Grouping Elasticsearch slow log queries
12 Jun 2019Elasticsearch provides the ability to log slow search queries that exceed a certain threshold. When enabled, all the search queries that exceed the given threshold are written to /var/log/elasticsearch/${cluster_name}_index_search_slowlog.log. A typical line in the slow log file looks like
[2017-09-10T12:35:53,355][WARN ][index.search.slowlog.fetch] [GOgO9TD]
[testindex-slowlogs][0] took[150.6micros], took_millis[0], types[],
stats[], search_type[QUERY_THEN_FETCH], total_shards[5],
source[{\"query\":{\"match\":{\"name\":{\"query\":\"Nariko\",\"operator\":\"OR\",\"prefix_length\":0,\"max_expansions\":50,\"fuzzy_transpositions\":true,\"lenient\":false,\"zero_terms_query\":\"NONE\",\"boost\":1.0}}},\"sort\":[{\"price\":{\"order\":\"desc\"}}]}]
This information might be enough for simple use cases. But if one operates at scale and if the system is used by multiple teams with wildly different queries, then manually going through every line is not possible.

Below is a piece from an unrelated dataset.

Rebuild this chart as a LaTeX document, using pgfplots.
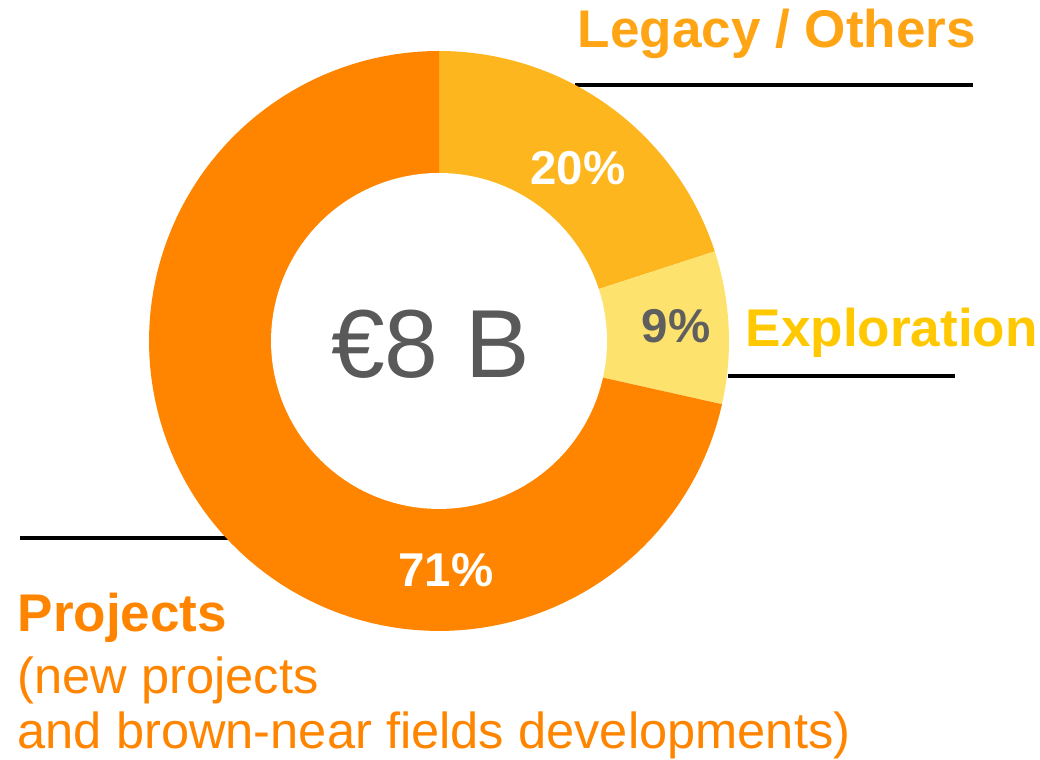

A simple solution is to parse the text into structured data which can be then ingested into a centralized logging system like Graylog or ELK.
{
"node" => "GOgO9TD",
"shard" => 0,
"source" => '{"query":{"match":{"name":{"query":"Nariko","operator":"OR","prefix_length":0,"max_expansions":50,"fuzzy_transpositions":true,"lenient":false,"zero_terms_query":"NONE","boost":1.0}}},"sort":[{"price":{"order":"desc"}}]}',
"took" => "150.6micros",
"stats" => "",
"level" => "WARN",
"@version" => "1",
"index" => "testindex-slowlogs",
"local_timestamp" => "2017-09-10T12:35:53",
"@timestamp" => 2017-09-10T05:35:53.000Z,
"host" => "Ananthas-MacBook-Pro.local",
"total_shards" => 5,
"types" => "",
"search_type" => "QUERY_THEN_FETCH",
"took_millis" => 0
}
Now we can find queries that took more than 500 ms or group the logs
based on a field like level, etc. But there are still some cases
where this is not sufficient. Let say we want to see the top 10 slow
queries based on the count, we can’t simply group based on the
source field. Even though the query structure will be the same, the
argument of each query operator might differ for each slow log. What
we might find useful is something like parameterized sql query, where
all the variables are represented as ?
{
"source_normalized" => '{"query":{"match":{"name":{"boost":1.0,"fuzzy_transpositions":true,"lenient":false,"max_expansions":50,"operator":"OR","prefix_length":0,"query":"?","zero_terms_query":"NONE"}}},"sort":[{"price":{"order":"desc"}}]}'
"source_id" => "289972b28"
}
Once we have that, we could just take the hash of the source_normalized field and group based on it. source_id is just the first 8 characters of md5(source_normalized).
We have written a logstash plugin which does exactly this. All you need to do is install the plugin and add the filter configuration for slow log files.
filter { elasticsearchslowlog { } date { match => ["local_timestamp", "ISO8601"] timezone => "Asia/Kolkata" } }